MATERIAL:
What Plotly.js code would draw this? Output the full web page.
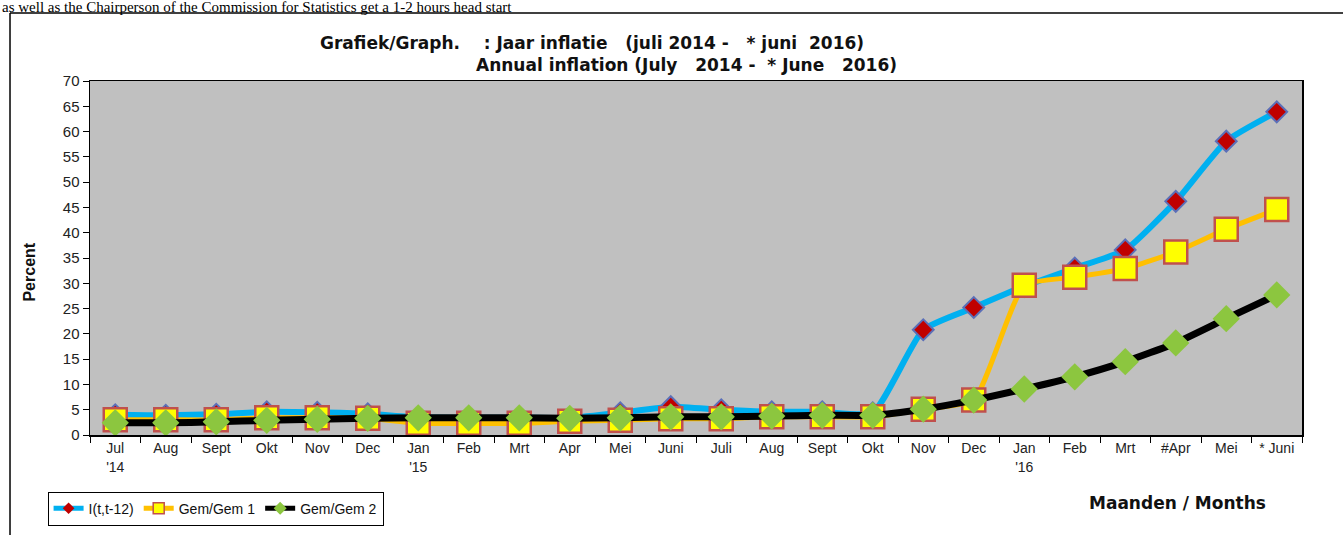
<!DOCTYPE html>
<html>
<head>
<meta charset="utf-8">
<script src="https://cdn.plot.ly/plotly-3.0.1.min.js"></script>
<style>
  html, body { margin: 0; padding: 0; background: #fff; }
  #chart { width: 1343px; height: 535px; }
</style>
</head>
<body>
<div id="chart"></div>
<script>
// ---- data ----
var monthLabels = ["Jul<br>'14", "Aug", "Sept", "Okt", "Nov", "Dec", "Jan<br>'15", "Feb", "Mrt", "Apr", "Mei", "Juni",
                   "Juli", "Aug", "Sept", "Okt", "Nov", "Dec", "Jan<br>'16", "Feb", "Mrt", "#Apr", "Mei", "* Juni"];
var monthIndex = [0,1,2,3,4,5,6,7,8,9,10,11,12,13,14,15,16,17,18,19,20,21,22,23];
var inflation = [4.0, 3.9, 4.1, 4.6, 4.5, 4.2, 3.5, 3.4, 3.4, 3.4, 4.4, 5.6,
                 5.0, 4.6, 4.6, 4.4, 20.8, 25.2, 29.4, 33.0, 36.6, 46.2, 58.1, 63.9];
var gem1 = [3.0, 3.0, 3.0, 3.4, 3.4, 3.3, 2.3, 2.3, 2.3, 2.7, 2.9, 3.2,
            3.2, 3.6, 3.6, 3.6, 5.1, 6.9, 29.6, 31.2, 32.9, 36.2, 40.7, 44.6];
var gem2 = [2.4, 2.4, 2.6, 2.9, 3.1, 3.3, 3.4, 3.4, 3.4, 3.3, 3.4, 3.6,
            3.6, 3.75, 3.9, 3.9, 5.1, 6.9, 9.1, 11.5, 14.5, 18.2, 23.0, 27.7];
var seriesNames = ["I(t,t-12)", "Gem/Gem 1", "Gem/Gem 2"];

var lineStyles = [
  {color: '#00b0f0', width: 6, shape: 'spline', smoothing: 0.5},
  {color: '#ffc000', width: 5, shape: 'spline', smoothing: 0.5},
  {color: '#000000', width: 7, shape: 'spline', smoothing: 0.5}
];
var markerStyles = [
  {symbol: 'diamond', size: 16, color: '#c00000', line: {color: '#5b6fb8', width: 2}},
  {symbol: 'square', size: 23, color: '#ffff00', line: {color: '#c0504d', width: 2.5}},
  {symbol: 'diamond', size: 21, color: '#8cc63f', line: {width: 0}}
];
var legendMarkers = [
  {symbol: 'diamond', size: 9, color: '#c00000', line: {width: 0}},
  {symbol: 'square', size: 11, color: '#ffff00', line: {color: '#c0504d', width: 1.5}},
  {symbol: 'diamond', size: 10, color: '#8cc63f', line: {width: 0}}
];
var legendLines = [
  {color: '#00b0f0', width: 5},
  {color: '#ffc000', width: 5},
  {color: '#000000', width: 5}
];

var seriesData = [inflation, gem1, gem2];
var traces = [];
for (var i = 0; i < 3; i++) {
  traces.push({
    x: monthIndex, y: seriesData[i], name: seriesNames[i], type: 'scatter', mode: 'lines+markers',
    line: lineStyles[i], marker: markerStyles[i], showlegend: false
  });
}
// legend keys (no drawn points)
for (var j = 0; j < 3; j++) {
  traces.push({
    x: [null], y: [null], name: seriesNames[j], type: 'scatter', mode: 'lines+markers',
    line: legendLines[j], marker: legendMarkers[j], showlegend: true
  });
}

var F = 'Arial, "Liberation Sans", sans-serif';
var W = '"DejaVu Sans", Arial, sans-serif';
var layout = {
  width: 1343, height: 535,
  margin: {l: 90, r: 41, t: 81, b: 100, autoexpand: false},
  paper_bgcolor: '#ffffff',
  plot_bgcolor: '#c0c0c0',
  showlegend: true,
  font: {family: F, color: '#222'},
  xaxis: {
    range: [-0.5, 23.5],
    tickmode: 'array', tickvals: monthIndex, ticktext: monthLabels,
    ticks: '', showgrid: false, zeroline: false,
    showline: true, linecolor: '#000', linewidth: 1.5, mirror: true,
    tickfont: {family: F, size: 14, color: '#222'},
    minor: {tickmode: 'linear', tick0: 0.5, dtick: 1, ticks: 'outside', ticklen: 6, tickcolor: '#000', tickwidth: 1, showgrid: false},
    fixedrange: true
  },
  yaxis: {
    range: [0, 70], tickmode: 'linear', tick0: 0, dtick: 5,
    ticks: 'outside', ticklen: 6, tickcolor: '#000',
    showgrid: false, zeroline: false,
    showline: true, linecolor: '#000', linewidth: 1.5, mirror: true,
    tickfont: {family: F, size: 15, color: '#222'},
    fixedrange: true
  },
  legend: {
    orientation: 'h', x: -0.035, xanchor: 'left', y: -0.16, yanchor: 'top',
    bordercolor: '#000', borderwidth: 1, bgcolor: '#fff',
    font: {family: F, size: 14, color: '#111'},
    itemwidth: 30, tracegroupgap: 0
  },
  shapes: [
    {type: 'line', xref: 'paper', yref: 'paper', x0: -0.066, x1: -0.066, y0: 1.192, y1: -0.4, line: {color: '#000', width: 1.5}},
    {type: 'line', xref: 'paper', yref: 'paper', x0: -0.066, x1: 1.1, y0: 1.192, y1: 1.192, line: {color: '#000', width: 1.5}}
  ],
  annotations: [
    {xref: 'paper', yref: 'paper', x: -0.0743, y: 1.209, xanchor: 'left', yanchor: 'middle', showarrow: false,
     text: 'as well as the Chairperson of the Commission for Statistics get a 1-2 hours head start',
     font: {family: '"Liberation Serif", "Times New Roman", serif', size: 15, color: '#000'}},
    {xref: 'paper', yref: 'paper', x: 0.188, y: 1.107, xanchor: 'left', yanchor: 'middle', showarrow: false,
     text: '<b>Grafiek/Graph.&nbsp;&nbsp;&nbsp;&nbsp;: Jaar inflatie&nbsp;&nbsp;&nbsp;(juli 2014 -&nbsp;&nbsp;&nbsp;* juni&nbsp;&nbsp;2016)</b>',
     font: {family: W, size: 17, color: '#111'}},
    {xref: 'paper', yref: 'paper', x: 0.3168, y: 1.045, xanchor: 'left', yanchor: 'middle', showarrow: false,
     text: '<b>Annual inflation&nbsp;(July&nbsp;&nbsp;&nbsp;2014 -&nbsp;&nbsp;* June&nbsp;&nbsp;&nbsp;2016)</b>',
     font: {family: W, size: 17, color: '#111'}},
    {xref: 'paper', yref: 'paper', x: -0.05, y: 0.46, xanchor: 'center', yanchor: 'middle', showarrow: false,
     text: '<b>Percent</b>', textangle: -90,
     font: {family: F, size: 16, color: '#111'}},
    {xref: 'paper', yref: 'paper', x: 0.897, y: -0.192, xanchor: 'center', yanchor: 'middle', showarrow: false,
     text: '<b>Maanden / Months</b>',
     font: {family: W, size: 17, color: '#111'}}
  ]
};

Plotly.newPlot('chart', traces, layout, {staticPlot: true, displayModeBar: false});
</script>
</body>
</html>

YOUR INSTRUCTIONS: Pictures excluded, quote all the data above exactly.

WORKED ANSWER:
What Plotly.js code would draw this? Output the full web page.
<!DOCTYPE html>
<html>
<head>
<meta charset="utf-8">
<script src="https://cdn.plot.ly/plotly-3.0.1.min.js"></script>
<style>
  html, body { margin: 0; padding: 0; background: #fff; }
  #chart { width: 1343px; height: 535px; }
</style>
</head>
<body>
<div id="chart"></div>
<script>
// ---- data ----
var monthLabels = ["Jul<br>'14", "Aug", "Sept", "Okt", "Nov", "Dec", "Jan<br>'15", "Feb", "Mrt", "Apr", "Mei", "Juni",
                   "Juli", "Aug", "Sept", "Okt", "Nov", "Dec", "Jan<br>'16", "Feb", "Mrt", "#Apr", "Mei", "* Juni"];
var monthIndex = [0,1,2,3,4,5,6,7,8,9,10,11,12,13,14,15,16,17,18,19,20,21,22,23];
var inflation = [4.0, 3.9, 4.1, 4.6, 4.5, 4.2, 3.5, 3.4, 3.4, 3.4, 4.4, 5.6,
                 5.0, 4.6, 4.6, 4.4, 20.8, 25.2, 29.4, 33.0, 36.6, 46.2, 58.1, 63.9];
var gem1 = [3.0, 3.0, 3.0, 3.4, 3.4, 3.3, 2.3, 2.3, 2.3, 2.7, 2.9, 3.2,
            3.2, 3.6, 3.6, 3.6, 5.1, 6.9, 29.6, 31.2, 32.9, 36.2, 40.7, 44.6];
var gem2 = [2.4, 2.4, 2.6, 2.9, 3.1, 3.3, 3.4, 3.4, 3.4, 3.3, 3.4, 3.6,
            3.6, 3.75, 3.9, 3.9, 5.1, 6.9, 9.1, 11.5, 14.5, 18.2, 23.0, 27.7];
var seriesNames = ["I(t,t-12)", "Gem/Gem 1", "Gem/Gem 2"];

var lineStyles = [
  {color: '#00b0f0', width: 6, shape: 'spline', smoothing: 0.5},
  {color: '#ffc000', width: 5, shape: 'spline', smoothing: 0.5},
  {color: '#000000', width: 7, shape: 'spline', smoothing: 0.5}
];
var markerStyles = [
  {symbol: 'diamond', size: 16, color: '#c00000', line: {color: '#5b6fb8', width: 2}},
  {symbol: 'square', size: 23, color: '#ffff00', line: {color: '#c0504d', width: 2.5}},
  {symbol: 'diamond', size: 21, color: '#8cc63f', line: {width: 0}}
];
var legendMarkers = [
  {symbol: 'diamond', size: 9, color: '#c00000', line: {width: 0}},
  {symbol: 'square', size: 11, color: '#ffff00', line: {color: '#c0504d', width: 1.5}},
  {symbol: 'diamond', size: 10, color: '#8cc63f', line: {width: 0}}
];
var legendLines = [
  {color: '#00b0f0', width: 5},
  {color: '#ffc000', width: 5},
  {color: '#000000', width: 5}
];

var seriesData = [inflation, gem1, gem2];
var traces = [];
for (var i = 0; i < 3; i++) {
  traces.push({
    x: monthIndex, y: seriesData[i], name: seriesNames[i], type: 'scatter', mode: 'lines+markers',
    line: lineStyles[i], marker: markerStyles[i], showlegend: false
  });
}
// legend keys (no drawn points)
for (var j = 0; j < 3; j++) {
  traces.push({
    x: [null], y: [null], name: seriesNames[j], type: 'scatter', mode: 'lines+markers',
    line: legendLines[j], marker: legendMarkers[j], showlegend: true
  });
}

var F = 'Arial, "Liberation Sans", sans-serif';
var W = '"DejaVu Sans", Arial, sans-serif';
var layout = {
  width: 1343, height: 535,
  margin: {l: 90, r: 41, t: 81, b: 100, autoexpand: false},
  paper_bgcolor: '#ffffff',
  plot_bgcolor: '#c0c0c0',
  showlegend: true,
  font: {family: F, color: '#222'},
  xaxis: {
    range: [-0.5, 23.5],
    tickmode: 'array', tickvals: monthIndex, ticktext: monthLabels,
    ticks: '', showgrid: false, zeroline: false,
    showline: true, linecolor: '#000', linewidth: 1.5, mirror: true,
    tickfont: {family: F, size: 14, color: '#222'},
    minor: {tickmode: 'linear', tick0: 0.5, dtick: 1, ticks: 'outside', ticklen: 6, tickcolor: '#000', tickwidth: 1, showgrid: false},
    fixedrange: true
  },
  yaxis: {
    range: [0, 70], tickmode: 'linear', tick0: 0, dtick: 5,
    ticks: 'outside', ticklen: 6, tickcolor: '#000',
    showgrid: false, zeroline: false,
    showline: true, linecolor: '#000', linewidth: 1.5, mirror: true,
    tickfont: {family: F, size: 15, color: '#222'},
    fixedrange: true
  },
  legend: {
    orientation: 'h', x: -0.035, xanchor: 'left', y: -0.16, yanchor: 'top',
    bordercolor: '#000', borderwidth: 1, bgcolor: '#fff',
    font: {family: F, size: 14, color: '#111'},
    itemwidth: 30, tracegroupgap: 0
  },
  shapes: [
    {type: 'line', xref: 'paper', yref: 'paper', x0: -0.066, x1: -0.066, y0: 1.192, y1: -0.4, line: {color: '#000', width: 1.5}},
    {type: 'line', xref: 'paper', yref: 'paper', x0: -0.066, x1: 1.1, y0: 1.192, y1: 1.192, line: {color: '#000', width: 1.5}}
  ],
  annotations: [
    {xref: 'paper', yref: 'paper', x: -0.0743, y: 1.209, xanchor: 'left', yanchor: 'middle', showarrow: false,
     text: 'as well as the Chairperson of the Commission for Statistics get a 1-2 hours head start',
     font: {family: '"Liberation Serif", "Times New Roman", serif', size: 15, color: '#000'}},
    {xref: 'paper', yref: 'paper', x: 0.188, y: 1.107, xanchor: 'left', yanchor: 'middle', showarrow: false,
     text: '<b>Grafiek/Graph.&nbsp;&nbsp;&nbsp;&nbsp;: Jaar inflatie&nbsp;&nbsp;&nbsp;(juli 2014 -&nbsp;&nbsp;&nbsp;* juni&nbsp;&nbsp;2016)</b>',
     font: {family: W, size: 17, color: '#111'}},
    {xref: 'paper', yref: 'paper', x: 0.3168, y: 1.045, xanchor: 'left', yanchor: 'middle', showarrow: false,
     text: '<b>Annual inflation&nbsp;(July&nbsp;&nbsp;&nbsp;2014 -&nbsp;&nbsp;* June&nbsp;&nbsp;&nbsp;2016)</b>',
     font: {family: W, size: 17, color: '#111'}},
    {xref: 'paper', yref: 'paper', x: -0.05, y: 0.46, xanchor: 'center', yanchor: 'middle', showarrow: false,
     text: '<b>Percent</b>', textangle: -90,
     font: {family: F, size: 16, color: '#111'}},
    {xref: 'paper', yref: 'paper', x: 0.897, y: -0.192, xanchor: 'center', yanchor: 'middle', showarrow: false,
     text: '<b>Maanden / Months</b>',
     font: {family: W, size: 17, color: '#111'}}
  ]
};

Plotly.newPlot('chart', traces, layout, {staticPlot: true, displayModeBar: false});
</script>
</body>
</html>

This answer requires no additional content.